Les chercheurs analysent avec clarté les défaillances et les manques à gagner de l’économie marocaine. Un des points soulevés dans cette étude est le taux de croissance. Selon la banque mondiale ce dernier devrait atteindre les 6% pour lutter contre la grande pauvreté au Maroc. Les auteurs de ce livre proposent, en revanche, une croissance à deux chiffres (10%) pour pouvoir réaliser un véritable « décollage économique ». Ce qui est selon leurs estimations tout à fait jouable sur une décennie. Mais beaucoup d’efforts et de réalisations restent à faire !
Le groupe de réflexion s’est concentré, par ailleurs, sur la période : 1999-2009. Première décennie du règne de roi Mohamed VI. Mais pour mieux comprendre le contexte actuel, un retour aux années soixante s’avère utile. La mise en perspective des performances de l’économie marocaine sur la période : 1960-2010 nous permet de constater une accélération de la croissance du PIB pendant les deux dernières décennies par rapport aux trois précédentes. « Ce qui pourrait laisser penser que le Maroc est bien entré dans une dynamique d’émergence ». Mais les auteurs de cette étude restent prudents. « Une analyse plus fine de cette sous-période est nécessaire avant d’en tirer les conclusions. De plus avec 4% par an de croissance du revenu par habitant, le niveau atteint reste encore insuffisant ». A titre d’exemple, des pays émergents telle la Corée du Sud ou Taïwan sont entre 6 et 7% et nous sommes loin du compte.
Un des problèmes majeurs du Maroc est le règne de l’informel qui se situe tout autant au niveau microéconomique que macroéconomique. Les causes du premier seraient imputées aux charges patronales trop lourdes (selon les entreprises) et dissuasives. Ce qui les pousse à ne pas déclarer leurs activités. Quant aux raisons macroéconomiques, elles sont dues à l’insuffisance de création d’emplois dans le secteur formel. Ce qui constitue un frein à la dynamique économique du pays. Cela se traduit par ailleurs, par l’incapacité à évaluer des revenus. Selon une étude du HCP, (conduite en 2007), « 2,2 millions d’actifs au Maroc travaillent dans le secteur de l’informel, générant 14% du PIB. Cela représente 37% de l’emploi non agricole total.

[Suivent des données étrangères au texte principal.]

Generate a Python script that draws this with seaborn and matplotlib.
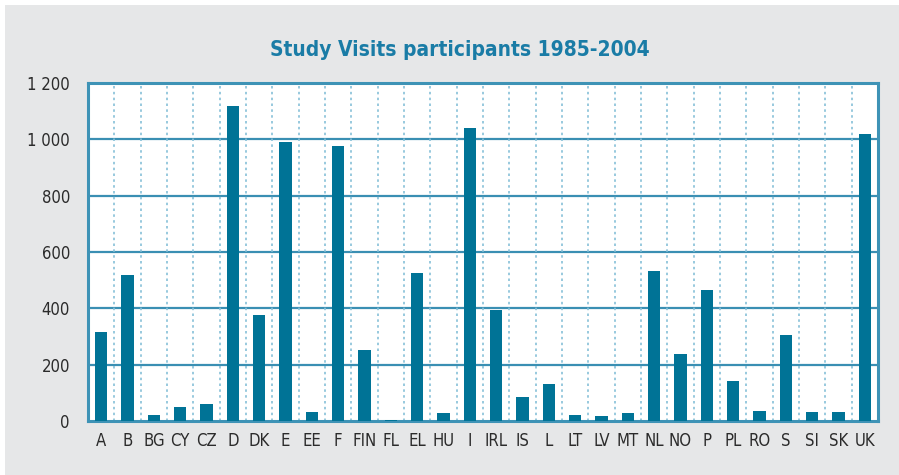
import seaborn as sns
import matplotlib.pyplot as plt
import pandas as pd
from matplotlib.patches import Rectangle

countries = ['A', 'B', 'BG', 'CY', 'CZ', 'D', 'DK', 'E', 'EE', 'F', 'FIN', 'FL', 'EL', 'HU',
             'I', 'IRL', 'IS', 'L', 'LT', 'LV', 'MT', 'NL', 'NO', 'P', 'PL', 'RO', 'S', 'SI', 'SK', 'UK']
participants = [315, 518, 21, 50, 60, 1118, 376, 990, 32, 976, 252, 5, 525, 28,
                1040, 395, 85, 131, 21, 18, 28, 532, 238, 465, 142, 35, 305, 32, 32, 1020]
y_ticks = [0, 200, 400, 600, 800, 1000, 1200]

df = pd.DataFrame({'country': countries, 'n': participants})

sns.set_style('white')
plt.rcParams['font.family'] = ['DejaVu Sans']
plt.rcParams['font.stretch'] = 'condensed'

fig = plt.figure(figsize=(8.99, 4.75), dpi=100, facecolor='white')
fig.patches.append(Rectangle((5 / 899, 0), 1, 1 - 5 / 475, transform=fig.transFigure,
                             facecolor='#e6e7e8', edgecolor='none', zorder=-10))
ax = fig.add_axes([88 / 899, 1 - 421 / 475, 790 / 899, 338 / 475])
ax.set_facecolor('white')

sns.barplot(data=df, x='country', y='n', color='#007396', saturation=1, width=0.46,
            linewidth=0, ax=ax, zorder=3)

ax.set_ylim(0, 1200)
ax.set_xlim(-0.5, len(countries) - 0.5)
ax.set_yticks(y_ticks)
ax.set_yticklabels([f'{v:,}'.replace(',', ' ') for v in y_ticks])

# solid horizontal grid, dotted separators between countries
for v in y_ticks[1:-1]:
    ax.axhline(v, color='#3a8fb3', linewidth=1.6, zorder=1)
for i in range(len(countries) - 1):
    ax.axvline(i + 0.5, color='#86c0d8', linewidth=1.2, linestyle=(0, (1.5, 2)), zorder=1)

for s in ax.spines.values():
    s.set_color('#3e93b6')
    s.set_linewidth(2.2)
    s.set_visible(True)

ax.tick_params(axis='both', length=0, labelsize=12, colors='#2b2b2b')
ax.tick_params(axis='x', pad=8)
ax.tick_params(axis='y', pad=13)
ax.set_xlabel('')
ax.set_ylabel('')

fig.text(460 / 899, 1 - 50 / 475, 'Study Visits participants 1985-2004', ha='center', va='center',
         fontsize=15, fontweight='bold', color='#1a7ca6')

plt.savefig('out.png', dpi=100, facecolor=fig.get_facecolor())
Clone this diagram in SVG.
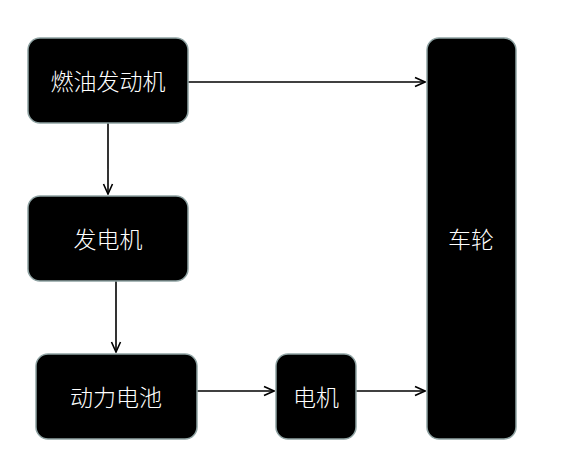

Selon une autre étude de la banque mondiale, il s’agit de 80%. Rien qu’à cet écart d’appréciation, on se rend compte de l’ampleur du drame !
Par ailleurs, l’économie marocaine est à la fois dépendante du secteur primaire et en voie de « tertiarisation ». Si l’on revient sur les deux décennies précédentes (ce qui coïncide avec le lancement de réformes structurelles), l’économie marocaine reste toujours tributaire du secteur agricole « tout en connaissant une tertiarisation rapide, si ce n’est précoce ». Toutefois le pays n’a pas réussi une industrialisation massive, à l’instar d’autres pays émergents, comme la Thaïlande ou la Malaisie. A terme « le pays risque de tomber dans une trappe à revenu intermédiaire (middle income trap) se traduisant par un ralentissement de la croissance et un blocage des indicateurs de développement ».
Ce qui tire vers le bas
Vu par la lorgnette sociale, le défi est le même. « Bien que des progrès aient été accomplis depuis l’indépendance, le Maroc possède un indice de développement humain (IDH) de 0,582, ce qui place le Maroc au 130ème rang mondial sur 186 pays ».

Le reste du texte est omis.